WHAT YOU WILL DO: Copy every record below exactly as written, but leave out the pictures.

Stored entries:
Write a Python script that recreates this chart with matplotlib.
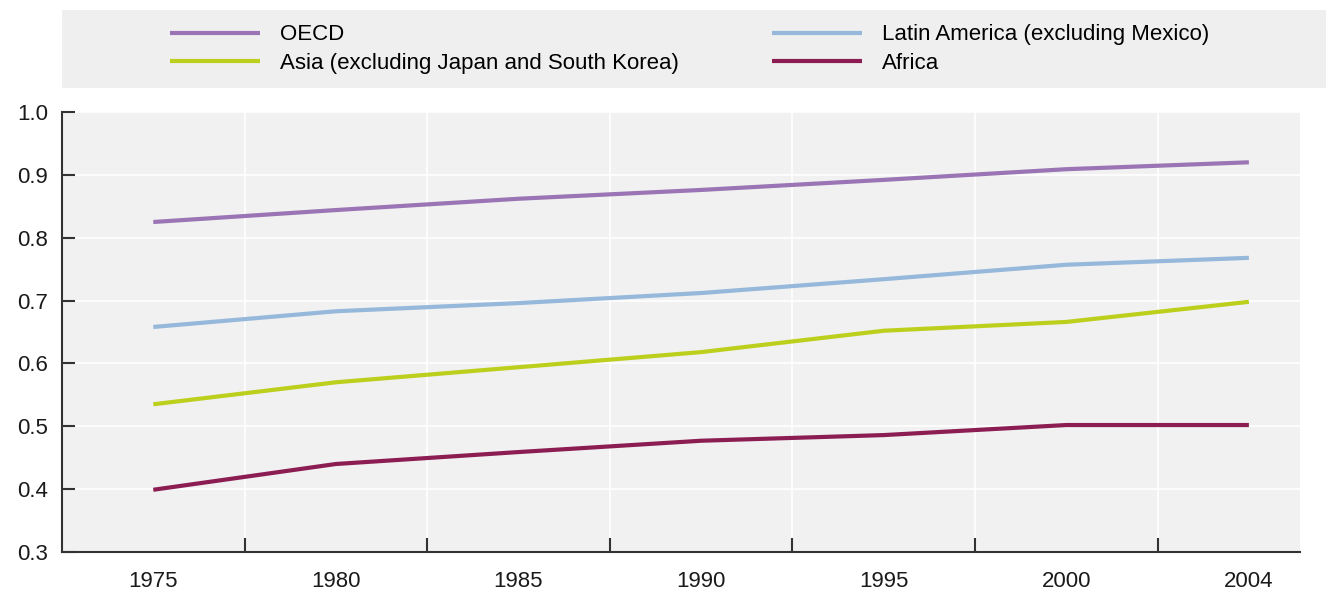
import numpy as np
import matplotlib.pyplot as plt

years = ['1975', '1980', '1985', '1990', '1995', '2000', '2004']

oecd = [0.825, 0.844, 0.862, 0.876, 0.892, 0.909, 0.920]
latin = [0.658, 0.683, 0.696, 0.712, 0.734, 0.757, 0.768]
asia = [0.535, 0.570, 0.594, 0.618, 0.652, 0.666, 0.698]
africa = [0.399, 0.440, 0.459, 0.477, 0.486, 0.502, 0.502]

names = ['OECD', 'Asia (excluding Japan and South Korea)',
         'Latin America (excluding Mexico)', 'Africa']
series = [oecd, asia, latin, africa]
colors = ['#9a74b4', '#bccf1c', '#96b8da', '#8c1d52']

plt.rcParams['font.family'] = ['Liberation Sans', 'DejaVu Sans']

fig = plt.figure(figsize=(13.26, 5.92), dpi=100)
ax = fig.add_axes([62/1326, 40/592, 1238/1326, 440/592])
ax.set_facecolor('#f1f1f1')

x = np.arange(len(years))
handles = []
for s, n, c in zip(series, names, colors):
    h, = ax.plot(x, s, color=c, lw=3, label=n, solid_capstyle='butt')
    handles.append(h)

ax.set_ylim(0.3, 1.0)
ax.set_yticks(np.arange(0.3, 1.01, 0.1))
ax.set_yticklabels(['%.1f' % v for v in np.arange(0.3, 1.01, 0.1)])
ax.set_xlim(-0.5, 6.28)
ax.set_xticks(x)
ax.set_xticklabels(years)
ax.set_xticks(np.arange(0.5, 6, 1), minor=True)

ax.grid(True, which='major', axis='y', color='white', lw=1.2)
ax.grid(True, which='minor', axis='x', color='white', lw=1.2)
ax.set_axisbelow(True)

for sp in ['top', 'right']:
    ax.spines[sp].set_visible(False)
for sp in ['left', 'bottom']:
    ax.spines[sp].set_color('#333333')
    ax.spines[sp].set_linewidth(1.5)

ax.tick_params(axis='y', direction='in', length=9, width=1.5, color='#333333',
               labelsize=16, labelcolor='#1a1a1a', pad=10)
ax.tick_params(axis='x', which='major', length=0, labelsize=16,
               labelcolor='#1a1a1a', pad=14)
ax.tick_params(axis='x', which='minor', direction='in', length=10, width=1.5,
               color='#333333')

# legend panel
lax = fig.add_axes([62/1326, (592-88)/592, 1264/1326, 78/592])
lax.set_facecolor('#efefef')
lax.set_xticks([])
lax.set_yticks([])
for sp in lax.spines.values():
    sp.set_visible(False)
lax.legend(handles, names, ncol=2, loc='center left', bbox_to_anchor=(0.0854, 0.5),
           frameon=False, fontsize=16, handlelength=4.05, handletextpad=0.9,
           columnspacing=4.2, labelspacing=0.32, borderpad=0, borderaxespad=0)

plt.savefig('out.png', dpi=100)
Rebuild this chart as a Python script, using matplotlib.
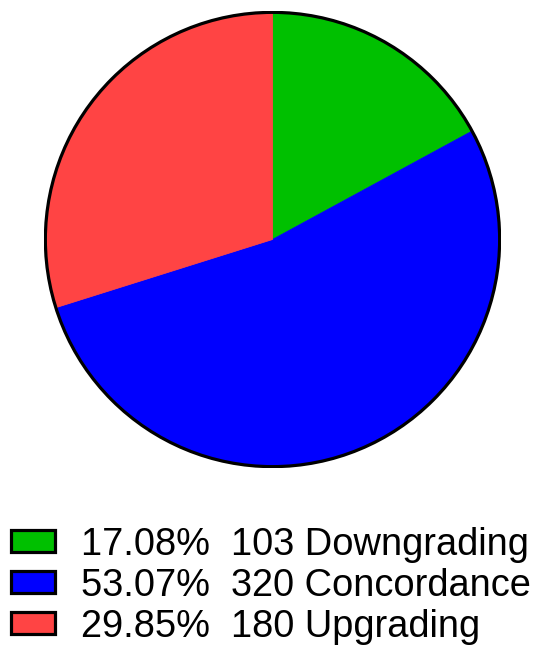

WRITTEN SOLUTION:
Write a Python script that recreates this chart with matplotlib.
import numpy as np
import matplotlib.pyplot as plt

years = ['1975', '1980', '1985', '1990', '1995', '2000', '2004']

oecd = [0.825, 0.844, 0.862, 0.876, 0.892, 0.909, 0.920]
latin = [0.658, 0.683, 0.696, 0.712, 0.734, 0.757, 0.768]
asia = [0.535, 0.570, 0.594, 0.618, 0.652, 0.666, 0.698]
africa = [0.399, 0.440, 0.459, 0.477, 0.486, 0.502, 0.502]

names = ['OECD', 'Asia (excluding Japan and South Korea)',
         'Latin America (excluding Mexico)', 'Africa']
series = [oecd, asia, latin, africa]
colors = ['#9a74b4', '#bccf1c', '#96b8da', '#8c1d52']

plt.rcParams['font.family'] = ['Liberation Sans', 'DejaVu Sans']

fig = plt.figure(figsize=(13.26, 5.92), dpi=100)
ax = fig.add_axes([62/1326, 40/592, 1238/1326, 440/592])
ax.set_facecolor('#f1f1f1')

x = np.arange(len(years))
handles = []
for s, n, c in zip(series, names, colors):
    h, = ax.plot(x, s, color=c, lw=3, label=n, solid_capstyle='butt')
    handles.append(h)

ax.set_ylim(0.3, 1.0)
ax.set_yticks(np.arange(0.3, 1.01, 0.1))
ax.set_yticklabels(['%.1f' % v for v in np.arange(0.3, 1.01, 0.1)])
ax.set_xlim(-0.5, 6.28)
ax.set_xticks(x)
ax.set_xticklabels(years)
ax.set_xticks(np.arange(0.5, 6, 1), minor=True)

ax.grid(True, which='major', axis='y', color='white', lw=1.2)
ax.grid(True, which='minor', axis='x', color='white', lw=1.2)
ax.set_axisbelow(True)

for sp in ['top', 'right']:
    ax.spines[sp].set_visible(False)
for sp in ['left', 'bottom']:
    ax.spines[sp].set_color('#333333')
    ax.spines[sp].set_linewidth(1.5)

ax.tick_params(axis='y', direction='in', length=9, width=1.5, color='#333333',
               labelsize=16, labelcolor='#1a1a1a', pad=10)
ax.tick_params(axis='x', which='major', length=0, labelsize=16,
               labelcolor='#1a1a1a', pad=14)
ax.tick_params(axis='x', which='minor', direction='in', length=10, width=1.5,
               color='#333333')

# legend panel
lax = fig.add_axes([62/1326, (592-88)/592, 1264/1326, 78/592])
lax.set_facecolor('#efefef')
lax.set_xticks([])
lax.set_yticks([])
for sp in lax.spines.values():
    sp.set_visible(False)
lax.legend(handles, names, ncol=2, loc='center left', bbox_to_anchor=(0.0854, 0.5),
           frameon=False, fontsize=16, handlelength=4.05, handletextpad=0.9,
           columnspacing=4.2, labelspacing=0.32, borderpad=0, borderaxespad=0)

plt.savefig('out.png', dpi=100)
Rebuild this chart as a Python script, using matplotlib.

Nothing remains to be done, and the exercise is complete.